**Exercise**
Go through the material below and count the lines with the string "diagram"; the number is the whole answer.

**Task input**
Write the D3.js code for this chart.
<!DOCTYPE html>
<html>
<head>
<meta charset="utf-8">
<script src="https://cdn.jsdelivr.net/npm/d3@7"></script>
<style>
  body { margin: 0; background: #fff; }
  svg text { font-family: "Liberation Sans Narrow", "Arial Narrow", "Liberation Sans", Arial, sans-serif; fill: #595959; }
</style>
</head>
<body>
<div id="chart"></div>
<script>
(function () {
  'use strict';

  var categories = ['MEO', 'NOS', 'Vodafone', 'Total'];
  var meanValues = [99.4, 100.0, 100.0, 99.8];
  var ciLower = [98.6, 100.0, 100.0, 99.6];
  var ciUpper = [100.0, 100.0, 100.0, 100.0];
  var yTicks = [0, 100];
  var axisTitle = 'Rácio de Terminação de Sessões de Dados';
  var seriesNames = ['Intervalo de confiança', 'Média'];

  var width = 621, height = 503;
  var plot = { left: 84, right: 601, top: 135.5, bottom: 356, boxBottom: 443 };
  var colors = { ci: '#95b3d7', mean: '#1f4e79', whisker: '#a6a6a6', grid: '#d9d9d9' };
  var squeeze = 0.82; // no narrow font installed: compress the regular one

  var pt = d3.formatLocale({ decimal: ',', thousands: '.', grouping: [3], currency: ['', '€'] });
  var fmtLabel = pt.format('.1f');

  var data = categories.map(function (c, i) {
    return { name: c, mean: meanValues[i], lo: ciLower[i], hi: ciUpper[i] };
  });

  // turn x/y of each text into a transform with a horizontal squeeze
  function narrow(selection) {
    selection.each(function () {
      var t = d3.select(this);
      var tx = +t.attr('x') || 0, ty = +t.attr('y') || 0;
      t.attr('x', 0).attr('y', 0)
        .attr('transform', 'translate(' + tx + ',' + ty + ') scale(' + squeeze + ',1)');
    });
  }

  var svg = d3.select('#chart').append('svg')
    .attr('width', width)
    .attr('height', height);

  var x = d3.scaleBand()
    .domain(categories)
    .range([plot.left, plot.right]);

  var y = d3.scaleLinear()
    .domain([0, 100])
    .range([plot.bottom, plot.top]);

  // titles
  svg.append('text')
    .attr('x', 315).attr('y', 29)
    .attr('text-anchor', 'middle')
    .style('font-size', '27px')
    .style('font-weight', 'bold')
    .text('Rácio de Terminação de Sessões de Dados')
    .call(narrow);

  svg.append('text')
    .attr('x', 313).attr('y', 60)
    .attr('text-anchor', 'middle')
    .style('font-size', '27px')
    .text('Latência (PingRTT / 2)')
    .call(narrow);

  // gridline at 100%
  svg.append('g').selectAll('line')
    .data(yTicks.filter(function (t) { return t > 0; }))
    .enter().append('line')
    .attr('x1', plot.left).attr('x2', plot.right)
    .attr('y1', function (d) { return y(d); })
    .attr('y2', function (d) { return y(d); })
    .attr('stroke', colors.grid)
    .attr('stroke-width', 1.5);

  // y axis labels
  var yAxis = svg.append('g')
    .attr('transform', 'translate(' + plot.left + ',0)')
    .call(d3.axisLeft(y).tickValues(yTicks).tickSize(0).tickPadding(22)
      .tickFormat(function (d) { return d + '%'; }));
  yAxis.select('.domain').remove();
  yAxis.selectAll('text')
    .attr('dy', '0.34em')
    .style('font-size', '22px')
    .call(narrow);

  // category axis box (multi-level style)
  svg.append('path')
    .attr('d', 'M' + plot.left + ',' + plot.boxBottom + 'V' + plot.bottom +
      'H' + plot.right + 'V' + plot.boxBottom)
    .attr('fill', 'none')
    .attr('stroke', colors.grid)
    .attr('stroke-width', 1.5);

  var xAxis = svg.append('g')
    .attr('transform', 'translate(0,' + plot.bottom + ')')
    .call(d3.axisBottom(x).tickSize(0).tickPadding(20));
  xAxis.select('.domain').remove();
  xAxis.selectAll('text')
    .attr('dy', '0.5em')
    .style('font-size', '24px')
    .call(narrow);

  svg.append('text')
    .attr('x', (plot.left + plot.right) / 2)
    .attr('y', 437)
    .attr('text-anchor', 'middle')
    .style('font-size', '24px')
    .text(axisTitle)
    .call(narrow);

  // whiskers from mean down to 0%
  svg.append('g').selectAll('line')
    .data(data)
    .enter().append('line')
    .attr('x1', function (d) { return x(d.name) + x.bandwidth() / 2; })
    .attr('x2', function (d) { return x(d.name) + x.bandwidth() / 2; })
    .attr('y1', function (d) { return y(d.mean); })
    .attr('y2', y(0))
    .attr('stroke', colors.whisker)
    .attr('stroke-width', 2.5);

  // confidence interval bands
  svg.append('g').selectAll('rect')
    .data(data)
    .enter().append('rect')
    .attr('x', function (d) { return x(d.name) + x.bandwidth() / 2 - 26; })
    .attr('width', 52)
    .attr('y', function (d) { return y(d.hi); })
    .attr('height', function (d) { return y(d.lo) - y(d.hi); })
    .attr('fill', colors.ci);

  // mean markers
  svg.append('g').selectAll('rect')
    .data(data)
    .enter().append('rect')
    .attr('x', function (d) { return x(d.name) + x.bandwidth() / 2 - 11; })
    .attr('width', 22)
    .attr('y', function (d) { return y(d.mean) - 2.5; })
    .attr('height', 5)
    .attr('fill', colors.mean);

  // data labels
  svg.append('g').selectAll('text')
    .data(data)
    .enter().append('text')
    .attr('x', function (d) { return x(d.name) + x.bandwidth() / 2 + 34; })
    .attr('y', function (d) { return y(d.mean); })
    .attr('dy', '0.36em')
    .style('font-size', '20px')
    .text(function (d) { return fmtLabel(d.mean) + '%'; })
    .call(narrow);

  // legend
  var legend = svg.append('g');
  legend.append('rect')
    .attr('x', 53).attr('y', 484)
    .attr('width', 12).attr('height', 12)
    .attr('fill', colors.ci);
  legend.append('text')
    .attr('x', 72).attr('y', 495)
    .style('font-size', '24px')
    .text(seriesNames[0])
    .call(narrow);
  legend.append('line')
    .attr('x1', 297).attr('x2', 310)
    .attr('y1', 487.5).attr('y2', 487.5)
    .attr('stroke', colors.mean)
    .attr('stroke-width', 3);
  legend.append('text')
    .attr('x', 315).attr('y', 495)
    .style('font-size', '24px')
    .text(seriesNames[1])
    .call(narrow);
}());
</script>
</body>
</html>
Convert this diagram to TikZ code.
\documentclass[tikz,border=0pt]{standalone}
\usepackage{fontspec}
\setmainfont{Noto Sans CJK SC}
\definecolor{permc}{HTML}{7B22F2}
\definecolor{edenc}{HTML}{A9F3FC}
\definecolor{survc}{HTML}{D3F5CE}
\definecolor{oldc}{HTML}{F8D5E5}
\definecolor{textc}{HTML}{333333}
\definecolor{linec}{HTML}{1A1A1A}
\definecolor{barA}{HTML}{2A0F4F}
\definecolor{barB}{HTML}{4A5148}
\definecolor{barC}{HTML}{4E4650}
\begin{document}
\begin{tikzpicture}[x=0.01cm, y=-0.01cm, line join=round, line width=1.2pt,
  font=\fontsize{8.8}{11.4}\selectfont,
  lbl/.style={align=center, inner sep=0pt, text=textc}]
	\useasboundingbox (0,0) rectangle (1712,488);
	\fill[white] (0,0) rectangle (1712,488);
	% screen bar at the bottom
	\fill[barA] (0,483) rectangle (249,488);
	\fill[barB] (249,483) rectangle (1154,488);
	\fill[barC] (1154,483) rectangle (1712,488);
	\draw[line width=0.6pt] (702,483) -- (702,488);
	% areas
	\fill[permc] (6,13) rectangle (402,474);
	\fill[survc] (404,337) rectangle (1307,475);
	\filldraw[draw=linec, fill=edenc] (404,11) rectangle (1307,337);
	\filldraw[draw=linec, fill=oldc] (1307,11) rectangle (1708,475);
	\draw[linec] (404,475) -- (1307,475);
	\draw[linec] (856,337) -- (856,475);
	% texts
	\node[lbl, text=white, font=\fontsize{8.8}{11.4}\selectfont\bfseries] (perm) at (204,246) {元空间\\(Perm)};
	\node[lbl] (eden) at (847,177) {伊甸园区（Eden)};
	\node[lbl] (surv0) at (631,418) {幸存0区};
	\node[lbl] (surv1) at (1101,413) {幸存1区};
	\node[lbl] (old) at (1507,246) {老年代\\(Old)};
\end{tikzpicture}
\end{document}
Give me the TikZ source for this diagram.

**Expected output**
2